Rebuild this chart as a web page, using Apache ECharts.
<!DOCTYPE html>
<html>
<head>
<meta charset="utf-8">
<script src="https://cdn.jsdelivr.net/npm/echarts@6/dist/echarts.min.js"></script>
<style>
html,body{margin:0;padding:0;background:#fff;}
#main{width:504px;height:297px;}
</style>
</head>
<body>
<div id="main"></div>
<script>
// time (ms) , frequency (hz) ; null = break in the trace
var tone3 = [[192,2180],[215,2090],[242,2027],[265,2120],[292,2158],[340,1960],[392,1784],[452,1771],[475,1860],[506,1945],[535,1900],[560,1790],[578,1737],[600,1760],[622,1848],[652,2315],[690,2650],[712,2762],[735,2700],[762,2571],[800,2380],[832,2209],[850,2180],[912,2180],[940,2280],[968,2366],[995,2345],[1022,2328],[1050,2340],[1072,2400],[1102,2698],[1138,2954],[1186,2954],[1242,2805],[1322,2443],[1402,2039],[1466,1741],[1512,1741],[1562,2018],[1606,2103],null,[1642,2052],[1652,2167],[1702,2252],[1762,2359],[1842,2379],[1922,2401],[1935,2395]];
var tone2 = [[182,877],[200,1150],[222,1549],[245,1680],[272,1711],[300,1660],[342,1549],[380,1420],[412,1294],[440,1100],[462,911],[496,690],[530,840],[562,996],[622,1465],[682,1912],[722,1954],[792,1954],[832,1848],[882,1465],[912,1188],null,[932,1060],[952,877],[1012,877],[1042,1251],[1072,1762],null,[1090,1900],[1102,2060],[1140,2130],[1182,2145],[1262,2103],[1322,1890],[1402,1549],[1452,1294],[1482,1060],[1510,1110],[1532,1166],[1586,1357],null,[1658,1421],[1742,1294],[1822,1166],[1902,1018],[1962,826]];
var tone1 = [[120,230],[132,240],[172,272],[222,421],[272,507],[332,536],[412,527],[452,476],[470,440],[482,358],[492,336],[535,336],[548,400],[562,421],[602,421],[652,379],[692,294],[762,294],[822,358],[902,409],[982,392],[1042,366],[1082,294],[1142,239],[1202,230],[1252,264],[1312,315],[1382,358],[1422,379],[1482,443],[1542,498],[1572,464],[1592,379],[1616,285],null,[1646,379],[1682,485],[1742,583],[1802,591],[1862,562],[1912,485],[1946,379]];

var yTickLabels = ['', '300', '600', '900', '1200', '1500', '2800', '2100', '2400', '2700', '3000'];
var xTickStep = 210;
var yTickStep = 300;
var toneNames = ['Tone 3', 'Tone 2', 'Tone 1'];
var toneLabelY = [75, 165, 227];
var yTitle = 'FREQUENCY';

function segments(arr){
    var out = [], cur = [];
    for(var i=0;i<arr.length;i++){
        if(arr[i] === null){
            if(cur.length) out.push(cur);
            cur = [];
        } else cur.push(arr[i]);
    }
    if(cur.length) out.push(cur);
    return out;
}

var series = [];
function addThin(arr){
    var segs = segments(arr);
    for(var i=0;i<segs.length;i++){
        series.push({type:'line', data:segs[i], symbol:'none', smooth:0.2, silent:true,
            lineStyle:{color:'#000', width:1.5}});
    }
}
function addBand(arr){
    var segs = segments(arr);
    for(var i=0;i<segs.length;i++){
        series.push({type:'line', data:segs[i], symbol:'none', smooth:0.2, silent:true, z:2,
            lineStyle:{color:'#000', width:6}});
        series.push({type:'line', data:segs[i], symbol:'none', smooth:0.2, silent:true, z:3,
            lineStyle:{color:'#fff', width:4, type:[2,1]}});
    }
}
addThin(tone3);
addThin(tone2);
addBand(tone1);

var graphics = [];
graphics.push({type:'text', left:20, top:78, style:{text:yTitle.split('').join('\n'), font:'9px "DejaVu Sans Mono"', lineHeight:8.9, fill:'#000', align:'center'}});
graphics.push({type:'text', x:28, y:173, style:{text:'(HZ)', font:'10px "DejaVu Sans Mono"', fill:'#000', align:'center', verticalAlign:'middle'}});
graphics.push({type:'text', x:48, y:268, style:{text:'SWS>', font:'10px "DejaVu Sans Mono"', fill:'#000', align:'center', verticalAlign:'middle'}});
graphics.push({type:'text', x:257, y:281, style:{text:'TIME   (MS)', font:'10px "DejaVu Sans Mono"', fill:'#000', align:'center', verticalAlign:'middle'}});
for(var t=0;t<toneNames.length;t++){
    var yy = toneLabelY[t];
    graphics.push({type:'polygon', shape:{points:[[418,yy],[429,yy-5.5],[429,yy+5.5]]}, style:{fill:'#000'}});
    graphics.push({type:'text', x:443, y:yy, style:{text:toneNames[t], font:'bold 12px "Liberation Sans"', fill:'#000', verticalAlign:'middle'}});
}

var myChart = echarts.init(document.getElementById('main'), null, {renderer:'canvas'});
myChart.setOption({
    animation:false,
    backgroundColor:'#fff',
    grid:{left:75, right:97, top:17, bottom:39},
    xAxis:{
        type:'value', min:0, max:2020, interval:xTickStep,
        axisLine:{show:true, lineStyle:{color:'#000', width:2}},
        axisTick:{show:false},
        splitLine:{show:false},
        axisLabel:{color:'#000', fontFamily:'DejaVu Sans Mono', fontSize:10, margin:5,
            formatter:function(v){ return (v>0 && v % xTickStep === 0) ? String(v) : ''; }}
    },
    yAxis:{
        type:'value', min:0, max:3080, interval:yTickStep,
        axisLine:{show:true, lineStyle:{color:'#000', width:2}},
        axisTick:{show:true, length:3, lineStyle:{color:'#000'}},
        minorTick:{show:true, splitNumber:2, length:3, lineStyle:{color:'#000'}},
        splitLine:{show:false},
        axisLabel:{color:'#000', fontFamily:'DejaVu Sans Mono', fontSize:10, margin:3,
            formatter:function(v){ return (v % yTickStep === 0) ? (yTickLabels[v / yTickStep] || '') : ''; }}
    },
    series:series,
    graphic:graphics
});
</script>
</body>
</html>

(DIRECTIVE): Output the whole listing above again, word for word.

(WRITTEN REPLY):
Rebuild this chart as a web page, using Apache ECharts.
<!DOCTYPE html>
<html>
<head>
<meta charset="utf-8">
<script src="https://cdn.jsdelivr.net/npm/echarts@6/dist/echarts.min.js"></script>
<style>
html,body{margin:0;padding:0;background:#fff;}
#main{width:504px;height:297px;}
</style>
</head>
<body>
<div id="main"></div>
<script>
// time (ms) , frequency (hz) ; null = break in the trace
var tone3 = [[192,2180],[215,2090],[242,2027],[265,2120],[292,2158],[340,1960],[392,1784],[452,1771],[475,1860],[506,1945],[535,1900],[560,1790],[578,1737],[600,1760],[622,1848],[652,2315],[690,2650],[712,2762],[735,2700],[762,2571],[800,2380],[832,2209],[850,2180],[912,2180],[940,2280],[968,2366],[995,2345],[1022,2328],[1050,2340],[1072,2400],[1102,2698],[1138,2954],[1186,2954],[1242,2805],[1322,2443],[1402,2039],[1466,1741],[1512,1741],[1562,2018],[1606,2103],null,[1642,2052],[1652,2167],[1702,2252],[1762,2359],[1842,2379],[1922,2401],[1935,2395]];
var tone2 = [[182,877],[200,1150],[222,1549],[245,1680],[272,1711],[300,1660],[342,1549],[380,1420],[412,1294],[440,1100],[462,911],[496,690],[530,840],[562,996],[622,1465],[682,1912],[722,1954],[792,1954],[832,1848],[882,1465],[912,1188],null,[932,1060],[952,877],[1012,877],[1042,1251],[1072,1762],null,[1090,1900],[1102,2060],[1140,2130],[1182,2145],[1262,2103],[1322,1890],[1402,1549],[1452,1294],[1482,1060],[1510,1110],[1532,1166],[1586,1357],null,[1658,1421],[1742,1294],[1822,1166],[1902,1018],[1962,826]];
var tone1 = [[120,230],[132,240],[172,272],[222,421],[272,507],[332,536],[412,527],[452,476],[470,440],[482,358],[492,336],[535,336],[548,400],[562,421],[602,421],[652,379],[692,294],[762,294],[822,358],[902,409],[982,392],[1042,366],[1082,294],[1142,239],[1202,230],[1252,264],[1312,315],[1382,358],[1422,379],[1482,443],[1542,498],[1572,464],[1592,379],[1616,285],null,[1646,379],[1682,485],[1742,583],[1802,591],[1862,562],[1912,485],[1946,379]];

var yTickLabels = ['', '300', '600', '900', '1200', '1500', '2800', '2100', '2400', '2700', '3000'];
var xTickStep = 210;
var yTickStep = 300;
var toneNames = ['Tone 3', 'Tone 2', 'Tone 1'];
var toneLabelY = [75, 165, 227];
var yTitle = 'FREQUENCY';

function segments(arr){
    var out = [], cur = [];
    for(var i=0;i<arr.length;i++){
        if(arr[i] === null){
            if(cur.length) out.push(cur);
            cur = [];
        } else cur.push(arr[i]);
    }
    if(cur.length) out.push(cur);
    return out;
}

var series = [];
function addThin(arr){
    var segs = segments(arr);
    for(var i=0;i<segs.length;i++){
        series.push({type:'line', data:segs[i], symbol:'none', smooth:0.2, silent:true,
            lineStyle:{color:'#000', width:1.5}});
    }
}
function addBand(arr){
    var segs = segments(arr);
    for(var i=0;i<segs.length;i++){
        series.push({type:'line', data:segs[i], symbol:'none', smooth:0.2, silent:true, z:2,
            lineStyle:{color:'#000', width:6}});
        series.push({type:'line', data:segs[i], symbol:'none', smooth:0.2, silent:true, z:3,
            lineStyle:{color:'#fff', width:4, type:[2,1]}});
    }
}
addThin(tone3);
addThin(tone2);
addBand(tone1);

var graphics = [];
graphics.push({type:'text', left:20, top:78, style:{text:yTitle.split('').join('\n'), font:'9px "DejaVu Sans Mono"', lineHeight:8.9, fill:'#000', align:'center'}});
graphics.push({type:'text', x:28, y:173, style:{text:'(HZ)', font:'10px "DejaVu Sans Mono"', fill:'#000', align:'center', verticalAlign:'middle'}});
graphics.push({type:'text', x:48, y:268, style:{text:'SWS>', font:'10px "DejaVu Sans Mono"', fill:'#000', align:'center', verticalAlign:'middle'}});
graphics.push({type:'text', x:257, y:281, style:{text:'TIME   (MS)', font:'10px "DejaVu Sans Mono"', fill:'#000', align:'center', verticalAlign:'middle'}});
for(var t=0;t<toneNames.length;t++){
    var yy = toneLabelY[t];
    graphics.push({type:'polygon', shape:{points:[[418,yy],[429,yy-5.5],[429,yy+5.5]]}, style:{fill:'#000'}});
    graphics.push({type:'text', x:443, y:yy, style:{text:toneNames[t], font:'bold 12px "Liberation Sans"', fill:'#000', verticalAlign:'middle'}});
}

var myChart = echarts.init(document.getElementById('main'), null, {renderer:'canvas'});
myChart.setOption({
    animation:false,
    backgroundColor:'#fff',
    grid:{left:75, right:97, top:17, bottom:39},
    xAxis:{
        type:'value', min:0, max:2020, interval:xTickStep,
        axisLine:{show:true, lineStyle:{color:'#000', width:2}},
        axisTick:{show:false},
        splitLine:{show:false},
        axisLabel:{color:'#000', fontFamily:'DejaVu Sans Mono', fontSize:10, margin:5,
            formatter:function(v){ return (v>0 && v % xTickStep === 0) ? String(v) : ''; }}
    },
    yAxis:{
        type:'value', min:0, max:3080, interval:yTickStep,
        axisLine:{show:true, lineStyle:{color:'#000', width:2}},
        axisTick:{show:true, length:3, lineStyle:{color:'#000'}},
        minorTick:{show:true, splitNumber:2, length:3, lineStyle:{color:'#000'}},
        splitLine:{show:false},
        axisLabel:{color:'#000', fontFamily:'DejaVu Sans Mono', fontSize:10, margin:3,
            formatter:function(v){ return (v % yTickStep === 0) ? (yTickLabels[v / yTickStep] || '') : ''; }}
    },
    series:series,
    graphic:graphics
});
</script>
</body>
</html>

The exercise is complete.